Peut-on parler d’un retour de la droite ? La présence de plusieurs candidats et groupes de gauche en lice donne à la droite une union plus forte autour du candidat Sebastián Piñeda. Selon la dernière enquête du CEP (Centre d’Études Publiques du Chili), 60 % des Chiliens consultés croient en la victoire du candidat de droite, avec un possible deuxième tour face au candidat de centre-gauche, Alejandro Guillier. Même si tous ces pourcentages sont issus de sondages plus ou moins fiables, il faut tenir compte du fait qu’ils se fondent sur l’opinion aléatoire de 1500 à 3000 citoyens, au sein d’un pays de 18 millions d’habitants ; ce qui rend les pourcentages moins exacts, mais ce sont toujours des chiffres approximatifs qui construisent un probable paysage politique. D’un autre côté, il faut prendre en compte la dimension abstentionniste au Chili, même si c’est un phénomène tendanciel dans plusieurs pays du monde. Mais si on examine les dernières élections présidentielles, le Chili est le pays avec le taux de participation le plus bas, selon l’étude de l’Institut International pour la Démocratie et l’Assistance Électorale (IDEA). Pendant les élections présidentielles de 2013, Michelle Bachelet est sortie vainqueur avec un taux d’abstention de 58 % et, pour les dernières élections municipales, ce taux a atteint 65 %. Selon les analystes, ce passage à 58 % ou 65% s’explique par la réforme électorale de 2010 qui a transformé le système de vote obligatoire en un vote facultatif.

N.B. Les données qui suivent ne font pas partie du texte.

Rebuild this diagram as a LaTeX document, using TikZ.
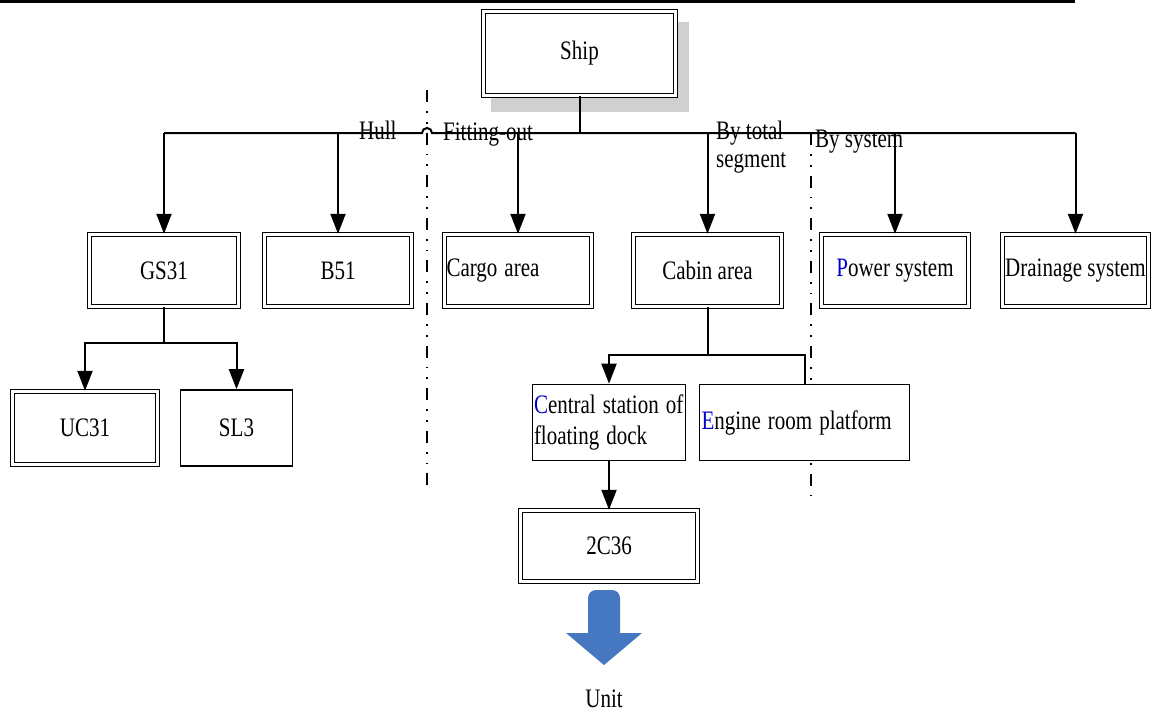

Les huit candidats se sont présentés ce lundi 4 novembre sur une chaîne télévisée pour un dernier débat avant les élections. Sebastián Piñera a annoncé son plan politique visant à transformer le Chili en une nation développée en moins de huit ans. De son côté, Guillier a affirmé vouloir poursuivre les réformes établies par Bachelet et combattre le trafic de stupéfiants. Ce dernier objectif a été partagé par tous les candidats, ce qui en a fait le sujet clé de ce débat : tous les candidats ont promis une amélioration du corps policier pour combattre les trafiquants.